Limited legal costs awarded in Mt. Washington Hotel suit
Merrimack County Superior Court Judge Richard B. McNamara, who presides over the state's only business and commercial dispute docket, ruled last week that Joel Bedor and Wayne Presby, Mountain Properties Preservation Corp. and the Mount Washington Railway Co., were entitled to collect some legal costs. The expenses were incurred for expert witnesses at trial when Bedor and Presby defended themselves from a breach of fiduciary duty lawsuit brought by their former partners, Jeremiah and John Eames and the DeAmicis, Eberz, Parker and Poor families.
McNamara also ruled the plaintiffs could recover all non-expert costs they incurred in defending a defamation suit brought against them by Bedor and Presby.
Last July, McNamara ruled in Bedor and Presby's favor in the original lawsuit that alleged mismanagement of funds and self-dealing, but against them in the defamation suit they brought against their former partners. McNamara said they were not defamed when Jeremiah Eames sent out a letter to partners in October 2006 after a year-long investigation and based on the advice of his attorney.
The court will decide exactly what costs to award after both sides file affidavits, unless they are able to resolve the dispute themselves.
Jere Eames said he believes the latest court ruling "once again vindicates our position in even stronger wording." The latest decision, he maintains, reinforces his belief that there was a breach of fiduciary duty supported by trial testimony from numerous independent witnesses.
The Union Leader was unable to reach Bedor or Presby for comment.
The parties in the lawsuit were all limited partners of the former Mount Washington Hotel Limited Partnership (MWHLP). In 2007, the Eames family and other families sued Bedor, Presby, Mountain Properties Preservation Corp. and the Mount Washington Railway Company, known familiarly as the Cog, claiming mismanagement, the waste of partnership funds and self-dealing. The plaintiffs sought more than $6 million in damages, but got nothing when the court ruled against them on all counts.
Bedor and Presby countersued, claiming they were defamed. The court ruled against them and they, too, got nothing.

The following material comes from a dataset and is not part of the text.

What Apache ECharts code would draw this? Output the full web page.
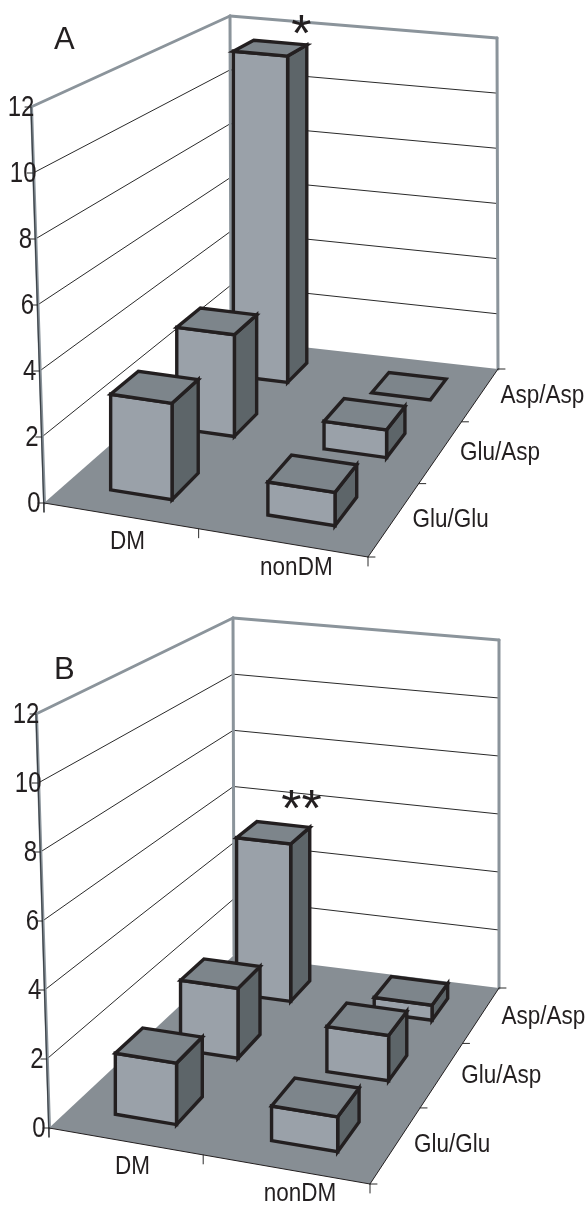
<!DOCTYPE html>
<html><head><meta charset="utf-8">
<style>html,body{margin:0;padding:0;background:#fff}#c{width:588px;height:1205px}</style>
<script src="https://cdn.jsdelivr.net/npm/echarts@6/dist/echarts.min.js"></script>
</head><body><div id="c"></div>
<script>
const categories = ['DM', 'nonDM'];
const groups = ['Glu/Glu', 'Glu/Asp', 'Asp/Asp'];
const yTicks = [0, 2, 4, 6, 8, 10, 12];
const valuesA_DM = [2.95, 3.35, 11.5];
const valuesA_nonDM = [1.0, 0.9, 0];
const valuesB_DM = [1.8, 2.2, 5.3];
const valuesB_nonDM = [1.0, 1.4, 0.5];
const marksA = ['', '', '*'];
const marksB = ['', '', '**'];

const FONT = '"Liberation Sans", Arial, sans-serif';
const C = {wall:'#8b949b', floor:'#878e94', front:'#9aa1a9', top:'#7d858b', side:'#5d6569', edge:'#231f20', grid:'#2a2a2a', text:'#231f20'};
const BW = 0.405, BD = 0.40, USHIFT = [0.0, 0.005];

function quad(p) {
  const [x0,y0]=p[0],[x1,y1]=p[1],[x2,y2]=p[2],[x3,y3]=p[3];
  const dx1=x1-x2,dx2=x3-x2,dx3=x0-x1+x2-x3,dy1=y1-y2,dy2=y3-y2,dy3=y0-y1+y2-y3;
  const den=dx1*dy2-dx2*dy1;
  const g=(dx3*dy2-dx2*dy3)/den,h=(dx1*dy3-dx3*dy1)/den;
  const a=x1-x0+g*x1,b=x3-x0+h*x3,d=y1-y0+g*y1,e=y3-y0+h*y3;
  return (u,w)=>{const q=g*u+h*w+1;return [(a*u+b*w+x0)/q,(d*u+e*w+y0)/q];};
}

const panels = [
 {title:'A', titlePos:[49,20], dm:valuesA_DM, non:valuesA_nonDM, marks:marksA, markOff:[31,-22],
  floor:[[44,503],[368,557],[498,369],[231,339]], top:[[31,107],[355,145],[497,38],[230,16]]},
 {title:'B', titlePos:[49,650], dm:valuesB_DM, non:valuesB_nonDM, marks:marksB, markOff:[28,-32],
  floor:[[49,1128],[370,1184],[499,988],[234,955]], top:[[36,714],[357,754],[499,640],[233,618]]}
];
const GRID_W = 300, GRID_H = 300;

function makeProj(pn){
  const F=quad(pn.floor), T=quad(pn.top);
  return (u,w,t)=>{const a=F(u,w),b=T(u,w);return [a[0]+(b[0]-a[0])*t,a[1]+(b[1]-a[1])*t];};
}
function line(a,b,color,width){return {type:'line',silent:true,shape:{x1:a[0],y1:a[1],x2:b[0],y2:b[1]},style:{stroke:color,lineWidth:width,lineCap:'round'}};}
function poly(pts,fill,stroke,lw){return {type:'polygon',silent:true,shape:{points:pts},style:{fill:fill,stroke:stroke||null,lineWidth:lw||0,lineJoin:'miter'}};}
function text(s,x,y,size,align,sy){return {type:'text',silent:true,x:x,y:y,scaleY:sy||1,style:{text:s,fill:C.text,font:size+'px '+FONT,textAlign:align,textVerticalAlign:'middle'}};}

const grids=[],xAxes=[],yAxes=[],series=[],titles=[];
panels.forEach((pn,pi)=>{
  const P=makeProj(pn);
  // bars stand upright: their x stays that of the floor point
  const PB=(u,w,t)=>{const a=P(u,w,t);return [P(u,w,0)[0],a[1]];};
  const gl=10, gt=pi?640:20;
  grids.push({left:gl,top:gt,width:GRID_W,height:GRID_H});
  xAxes.push({type:'category',gridIndex:pi,data:categories,show:false});
  yAxes.push({type:'value',gridIndex:pi,min:0,max:12,interval:2,show:false});
  titles.push({text:pn.title,left:pn.titlePos[0],top:pn.titlePos[1],textStyle:{fontFamily:FONT,fontWeight:'normal',fontSize:31,color:C.text}});
  const frac=(api,v)=>(gt+GRID_H-api.coord([0,v])[1])/GRID_H;
  const uOf=(api,i)=>(api.coord([i,0])[0]-gl)/GRID_W;
  series.push({type:'custom',xAxisIndex:pi,yAxisIndex:pi,animation:false,silent:true,clip:false,z:1,data:[[0,0]],
    renderItem(params,api){
      const kids=[];
      yTicks.forEach(v=>{
        const t=frac(api,v);
        if(v>0&&v<12){
          kids.push(line(P(0,0,t),P(0,1,t),C.grid,1));
          kids.push(line(P(0,1,t),P(1,1,t),C.grid,1));
        }
      });
      kids.push(poly([P(0,0,0),P(1,0,0),P(1,1,0),P(0,1,0)],C.floor));
      kids.push(line(P(0,1,0),P(0,1,1),C.wall,3));
      kids.push(line(P(1,1,0),P(1,1,1),C.wall,3));
      kids.push(line(P(0,0,1),P(0,1,1),C.wall,3));
      kids.push(line(P(0,1,1),P(1,1,1),C.wall,3));
      const a0=P(0,0,0),a1=P(0,0,1);
      kids.push(line([a0[0]+.5,a0[1]],[a1[0]+.5,a1[1]],C.wall,3));
      kids.push(line([a0[0],a0[1]+9],a1,'#3a4046',1.2));
      kids.push(line(P(0,0,0),P(1,0,0),C.edge,1));
      kids.push(line(P(1,0,0),P(1,1,0),C.edge,1));
      yTicks.forEach(v=>{
        const p=P(0,0,frac(api,v));
        kids.push(line([p[0]-6,p[1]],p,C.grid,1));
        kids.push(text(String(v),p[0]-10,p[1]+1,24,'center',1.2));
      });
      [0,.5,1].forEach(u=>{const p=P(u,0,0);kids.push(line(p,[p[0],p[1]+9],C.grid,1));});
      [0,1/3,2/3,1].forEach(w=>{const p=P(1,w,0);kids.push(line(p,[p[0]+7,p[1]],C.grid,1));});
      categories.forEach((c,i)=>{
        const p=P(uOf(api,i),0,0);
        kids.push(text(c,p[0]+[8,15][i],p[1]+[26,25][i],22.5,'center',1.15));
      });
      groups.forEach((g,i)=>{
        const p=P(1,(i+.5)/3,0);
        kids.push(text(g,p[0]+[18,19,20][i],p[1]+[1,2,2][i],22.5,'left',1.12));
      });
      return {type:'group',children:kids};
    }});
  const rows=[];
  for(let g=groups.length-1;g>=0;g--){
    rows.push([0,pn.dm[g],g,pn.marks[g]]);
    rows.push([1,pn.non[g],g,'']);
  }
  series.push({type:'custom',xAxisIndex:pi,yAxisIndex:pi,animation:false,silent:true,clip:false,z:2,data:rows,
    encode:{x:0,y:1},
    renderItem(params,api){
      const cat=api.value(0),v=api.value(1),g=api.value(2);
      const cu=uOf(api,cat)+USHIFT[cat], hw=api.size([1,0])[0]/GRID_W*BW/2;
      const cw=(g+.5)/groups.length, hd=BD/groups.length/2;
      const t=frac(api,v);
      const u0=cu-hw,u1=cu+hw,w0=cw-hd,w1=cw+hd;
      const kids=[];
      if(v>0){
        kids.push(poly([PB(u1,w0,0),PB(u1,w1,0),PB(u1,w1,t),PB(u1,w0,t)],C.side,C.edge,3.4));
        kids.push(poly([PB(u0,w0,0),PB(u1,w0,0),PB(u1,w0,t),PB(u0,w0,t)],C.front,C.edge,3.4));
      }
      kids.push(poly([PB(u0,w0,t),PB(u1,w0,t),PB(u1,w1,t),PB(u0,w1,t)],C.top,C.edge,3.4));
      const m=rows[params.dataIndex][3];
      if(m){
        const p=PB(cu,cw,t);
        kids.push({type:'text',silent:true,x:p[0]+pn.markOff[0],y:p[1]+pn.markOff[1]+11,style:{text:m,fill:C.text,font:'52px '+FONT,textAlign:'center',textVerticalAlign:'middle'}});
      }
      return {type:'group',children:kids};
    }});
});
const chart=echarts.init(document.getElementById('c'),null,{renderer:'canvas'});
chart.setOption({animation:false,backgroundColor:'#fff',title:titles,grid:grids,xAxis:xAxes,yAxis:yAxes,series:series,tooltip:{show:false}});
</script></body></html>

Later, both Bedor and Presby sought attorney's fees, expert witness preparation fees, expert witness costs and other costs. Eames argued against them being awarded anything, but said if costs were awarded, then their costs also should be offset because the claims and counterclaims were intertwined and inseparable.
The partnership was formed in 1991 when the group, all Littleton-area residents, bought the Mount Washington Hotel for $3.15 million at auction from the FDIC. Fifteen years later, they sold it for $86.5 million.

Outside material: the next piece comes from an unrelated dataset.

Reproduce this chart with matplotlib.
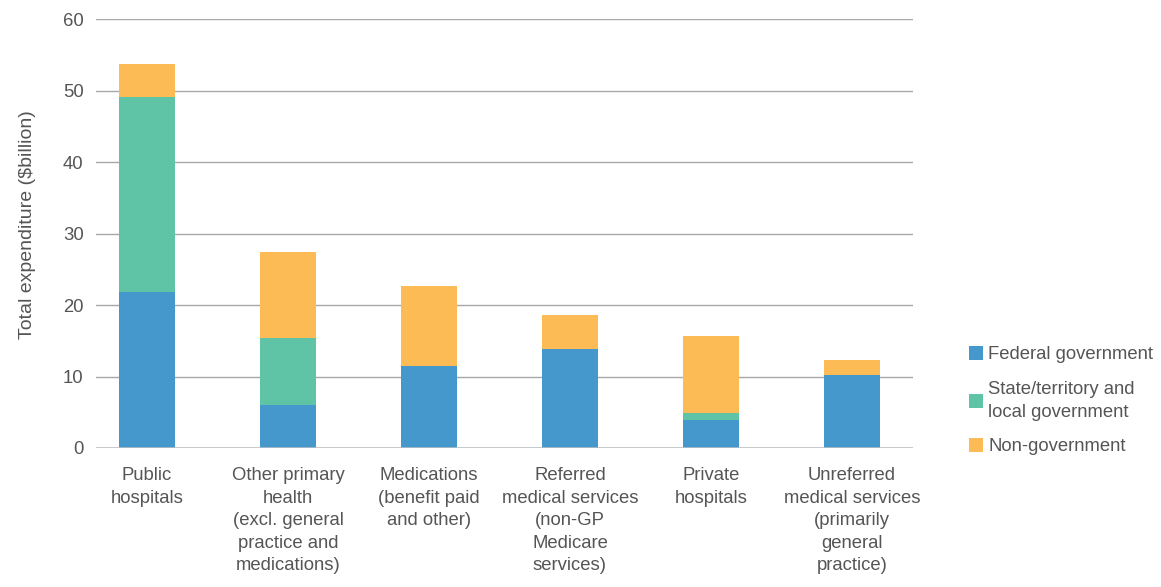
import matplotlib.pyplot as plt
import numpy as np

plt.rcParams['font.family'] = ['Liberation Sans', 'DejaVu Sans']

categories = ["Public\nhospitals",
              "Other primary\nhealth\n(excl. general\npractice and\nmedications)",
              "Medications\n(benefit paid\nand other)",
              "Referred\nmedical services\n(non-GP\nMedicare\nservices)",
              "Private\nhospitals",
              "Unreferred\nmedical services\n(primarily\ngeneral\npractice)"]
federal = [21.8, 6.0, 11.4, 13.8, 3.9, 10.25]
state = [27.3, 9.4, 0.0, 0.0, 0.95, 0.0]
non_gov = [4.6, 12.0, 11.3, 4.8, 10.85, 2.05]

c_fed = "#4598cb"
c_state = "#5fc4a6"
c_non = "#fdbb55"
txt = "#555555"
fs = 13.3

fig = plt.figure(figsize=(11.61, 5.87), dpi=100)
ax = fig.add_axes([0.0827, 0.2368, 0.7037, 0.7308])

x = np.arange(len(categories))
w = 0.4
fed = np.array(federal)
st = np.array(state)
ng = np.array(non_gov)
ax.bar(x, fed, w, color=c_fed, label="Federal government", zorder=3)
ax.bar(x, st, w, bottom=fed, color=c_state, label="State/territory and\nlocal government", zorder=3)
ax.bar(x, ng, w, bottom=fed + st, color=c_non, label="Non-government", zorder=3)

ax.set_ylim(0, 60)
ax.set_xlim(-0.362, 5.433)
ax.set_yticks(range(0, 61, 10))
ax.yaxis.grid(True, color="#a8a8a8", linewidth=1, zorder=0)
ax.axhline(0, color="#bcc0c4", linewidth=1.8, zorder=4)
for s in ax.spines.values():
    s.set_visible(False)
ax.tick_params(axis="y", length=0, labelsize=fs, labelcolor=txt, pad=9)
ax.set_xticks(x)
ax.set_xticklabels(categories, fontsize=fs, color=txt, linespacing=1.42)
ax.tick_params(axis="x", length=0, pad=14)
ax.set_ylabel("Total expenditure ($billion)", fontsize=14, color=txt, labelpad=19, y=0.52)

leg = fig.legend(loc="center left", bbox_to_anchor=(0.8205, 0.317), frameon=False,
                 fontsize=fs, labelcolor=txt, handlelength=0.72, handleheight=0.72,
                 handletextpad=0.3, labelspacing=0.95)
for t in leg.get_texts():
    t.set_linespacing(1.45)

fig.savefig("out.png", dpi=100)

In the lawsuit, Eames maintained Bedor and Presby commingled assets of the resort and the Cog, and used hotel assets for the Cog's benefit.
According to court records, in the early years the Cog provided substantial benefits to the hotel, and the partnership grew to acquire the Bretton Woods Ski Area, its adjacent golf course and other assets, becoming known as the Resort. The Cog placed brochures, which included information about the Resort, at state rest stops. Hotels, the court noted, are generally prohibited from placing such brochures there, but because the Cog was a member of White Mountain Attractions, the Resort's promotional materials were included.
The Cog also paid the salaries of certain Resort employees in the early years of the operation.
Eames maintained the MWHLP gave the Cog more than $400,000 in labor that Bedor and Presby never recorded, accounted for or reimbursed. In turn, Bedor and Presby alleged the Resort received $520,660 in benefits from the Cog from 1991 to 2006.
Eames also alleged Bedor and Presby improperly paid the Cog's general manager $200,000 in an agreement never presented to the MWHLP board; entered into an option agreement with Charles Kenison, the Cog's general manager, which they alleged was blatant self-dealing; and paid Presby a $300,000 bonus for brokering the sale of the Resort to CNL/Celebration.
They also alleged the commingling of assets between the Cog and the Resort caused MWHLP assets to sell for between $3.18 million and $4.88 million less than warranted.
McNamara ruled against them on every issue.
The judge said much of the evidence showed use of the Cog's assets actually benefited the Resort and not vice-versa. And, he said, even if funds were diverted, it would amount to about $50,000 a year, an insignificant amount from an accounting standard in light of the Resort's revenues of $32 million in 2000 and $37 million in 2002.
The Resort is currently operated by Omni Hotel and Resort management.